Introducing the Mahaweli Scheme to Sri Lanka’s Parliament, for instance, the then Minister for the Mahaweli made it clear that a major aim of the scheme was to break the mould of traditional farming. The explicit intention of the resettlement programme was “to enable the peasant colonist farmers to produce a surplus . . . not to create a large body of subsistence farmers”. The feasibility study prepared for the government went further: “The Objectives of the project are to increase production, productivity and income, to arouse peasant initiative, to integrate the population and to generalise social change”. [35]
Even those who argue for better planning of social change, however, are well aware that such planning is incapable of preventing all adverse cultural change. Discussing the impact of development on tribal peoples, for instance, the World Bank itself makes it clear that it sees its task as providing a cushion to the inevitable cultural blow that development will bring:
“It is not the Bank’s policy to prevent the development of areas presently occupied by tribal people. The Bank will assist projects within areas used or occupied by such people only if it is satisfied that best efforts have been made to obtain the voluntary, full and conscionable agreement of the tribal people . . . Assuming that tribal people will either acculturate or disappear, there are two basic design options: The World Bank can assist the government either with acculturalisation, or with protection in order to avoid harm.” [37]

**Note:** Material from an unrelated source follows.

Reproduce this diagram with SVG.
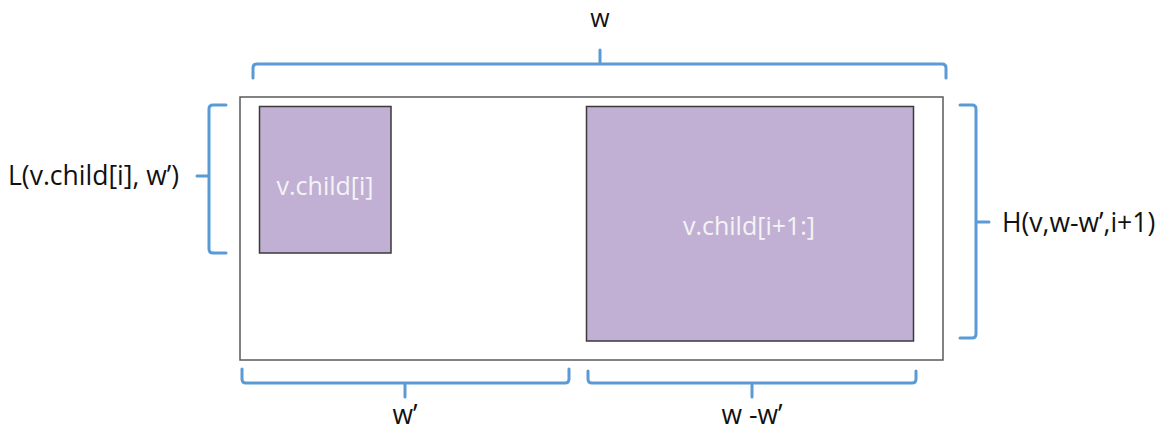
<svg xmlns="http://www.w3.org/2000/svg" width="1162" height="433" viewBox="0 0 1162 433">
  <style>
    .frame { fill: #ffffff; stroke: #5a5a5a; stroke-width: 1.5; }
    .block { fill: #c1b0d4; stroke: #3a3a3a; stroke-width: 1.5; }
    .brace { fill: none; stroke: #5b9bd5; stroke-width: 3; stroke-linecap: round; stroke-linejoin: round; }
    .label { font-family: "Open Sans", "Liberation Sans", sans-serif; font-size: 26.5px; fill: #111111; }
    .inner { font-family: "Open Sans", "Liberation Sans", sans-serif; font-size: 25px; fill: #f4f4f4; }
  </style>
  <rect width="1162" height="433" fill="#ffffff"/>

  <!-- container -->
  <g id="container">
    <rect class="frame" x="240" y="97" width="703" height="263"/>
  </g>

  <!-- first child block -->
  <g id="child-i">
    <rect class="block" x="259.5" y="106.5" width="131.5" height="146.5"/>
    <text class="inner" x="325" y="195" text-anchor="middle">v.child[i]</text>
  </g>

  <!-- remaining children block -->
  <g id="child-rest">
    <rect class="block" x="586.5" y="106.5" width="327" height="234.5"/>
    <text class="inner" x="749" y="235" text-anchor="middle">v.child[i+1:]</text>
  </g>

  <!-- dimension braces -->
  <g id="braces">
    <!-- total width -->
    <path class="brace" d="M253,78 V68 Q253,64 257,64 H942 Q946,64 946,68 V78 M600,64 V50"/>
    <!-- height of first child -->
    <path class="brace" d="M226,105 H213 Q209,105 209,109 V249 Q209,253 213,253 H226 M209,176 H197"/>
    <!-- height of remaining children -->
    <path class="brace" d="M960,105 H972 Q976,105 976,109 V334 Q976,338 972,338 H960 M976,222 H989"/>
    <!-- width of first child -->
    <path class="brace" d="M242,369 V379 Q242,383 246,383 H565 Q569,383 569,379 V369 M405,383 V397"/>
    <!-- width of remaining children -->
    <path class="brace" d="M588,371 V379 Q588,383 592,383 H912 Q916,383 916,379 V371 M752,383 V397"/>
  </g>

  <!-- dimension labels -->
  <g id="labels">
    <text class="label" x="600" y="27" text-anchor="middle" style="font-size:25px">w</text>
    <text class="label" x="8" y="185">L(v.child[i], w’)</text>
    <text class="label" x="1002" y="232">H(v,w-w’,i+1)</text>
    <text class="label" x="405" y="424" text-anchor="middle">w’</text>
    <text class="label" x="752" y="424" text-anchor="middle">w -w’</text>
  </g>
</svg>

For those tribal people who will be affected, it is a galling prospect. The World Bank is right to assume that ‘acculturalisation’ is the inevitable consequence of development. If, as we have seen, even the smallest change can spell cultural death for traditional society, how much more likely is it that the wholesale changes demanded by resettlement will bring cultural disintegration? Consider, for example, what being settled could mean for a pastoral society like the Dinka of Southern Sudan.

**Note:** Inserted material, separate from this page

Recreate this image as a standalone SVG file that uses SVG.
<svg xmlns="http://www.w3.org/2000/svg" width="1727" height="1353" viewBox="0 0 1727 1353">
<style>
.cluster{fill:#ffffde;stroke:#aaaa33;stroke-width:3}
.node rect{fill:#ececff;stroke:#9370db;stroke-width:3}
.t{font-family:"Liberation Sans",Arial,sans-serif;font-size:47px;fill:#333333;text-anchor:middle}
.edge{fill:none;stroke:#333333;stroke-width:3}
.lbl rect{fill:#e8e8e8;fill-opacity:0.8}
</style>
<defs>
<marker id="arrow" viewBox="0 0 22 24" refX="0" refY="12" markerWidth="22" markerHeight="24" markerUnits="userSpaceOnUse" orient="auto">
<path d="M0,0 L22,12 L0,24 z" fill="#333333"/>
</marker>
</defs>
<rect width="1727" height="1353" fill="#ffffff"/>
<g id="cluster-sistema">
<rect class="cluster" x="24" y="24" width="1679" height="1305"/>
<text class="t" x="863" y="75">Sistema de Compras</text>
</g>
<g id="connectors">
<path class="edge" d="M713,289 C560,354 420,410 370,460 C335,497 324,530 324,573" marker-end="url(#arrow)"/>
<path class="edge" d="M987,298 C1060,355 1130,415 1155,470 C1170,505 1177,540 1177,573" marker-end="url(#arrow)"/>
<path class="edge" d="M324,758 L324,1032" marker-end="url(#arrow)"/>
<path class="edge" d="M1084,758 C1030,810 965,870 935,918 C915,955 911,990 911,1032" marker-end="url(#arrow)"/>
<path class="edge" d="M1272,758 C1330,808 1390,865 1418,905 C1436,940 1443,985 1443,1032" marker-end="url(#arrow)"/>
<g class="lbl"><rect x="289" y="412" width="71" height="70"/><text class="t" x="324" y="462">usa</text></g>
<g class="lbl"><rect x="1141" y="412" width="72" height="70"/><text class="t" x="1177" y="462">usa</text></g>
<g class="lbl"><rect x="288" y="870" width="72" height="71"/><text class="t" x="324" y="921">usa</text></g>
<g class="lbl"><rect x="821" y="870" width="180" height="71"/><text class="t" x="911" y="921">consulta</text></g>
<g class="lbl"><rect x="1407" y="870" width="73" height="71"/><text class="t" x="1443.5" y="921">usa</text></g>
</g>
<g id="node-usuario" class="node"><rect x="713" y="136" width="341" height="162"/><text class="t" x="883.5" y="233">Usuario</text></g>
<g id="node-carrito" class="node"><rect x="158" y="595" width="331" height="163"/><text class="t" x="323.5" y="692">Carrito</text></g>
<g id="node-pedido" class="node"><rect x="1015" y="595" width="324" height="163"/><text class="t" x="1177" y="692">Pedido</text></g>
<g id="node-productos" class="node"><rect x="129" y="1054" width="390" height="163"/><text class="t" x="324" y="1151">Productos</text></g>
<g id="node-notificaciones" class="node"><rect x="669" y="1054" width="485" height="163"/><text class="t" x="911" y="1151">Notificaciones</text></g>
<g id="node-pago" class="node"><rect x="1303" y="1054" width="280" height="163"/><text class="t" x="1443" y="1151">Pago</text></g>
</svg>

Originally, it was intended that the Jonglei Canal Scheme would lead to the development of a 250,000-acre irrigation project alongside the banks of the canal. Under the scheme, the Dinka were to have been forced to abandon their cattle-herding way of life in order to become farmers. It is simply inconceivable that the Dinka’s traditional culture could have survived such a change. Indeed, for the Dinka, their cattle are the very basis of their culture: everything revolves around them.
Godfrey Leinhardt, the anthropologist whose book on Dinka religion is rightly considered a classic, gives some examples. [38] Thus, the Dinka perceive colour, light and shade in terms of the colours and markings of their cattle; they imitate cattle in their dances and it is considered the height of elegance and grace to stand with one’s arms outstretched so that they look like the curved horns of an ox: when boys reach manhood, they are named after the colour of a cow; there is thought to be a binding contract between a man and his beasts, and it is considered outrageous to kill an ox or a cow simply because one has an appetite for meat (as distinct from eating meat in order to survive a famine); and cattle have a prominent place in the Dinka after life, a cow which has been killed without appropriate ceremony being thought to haunt its killers.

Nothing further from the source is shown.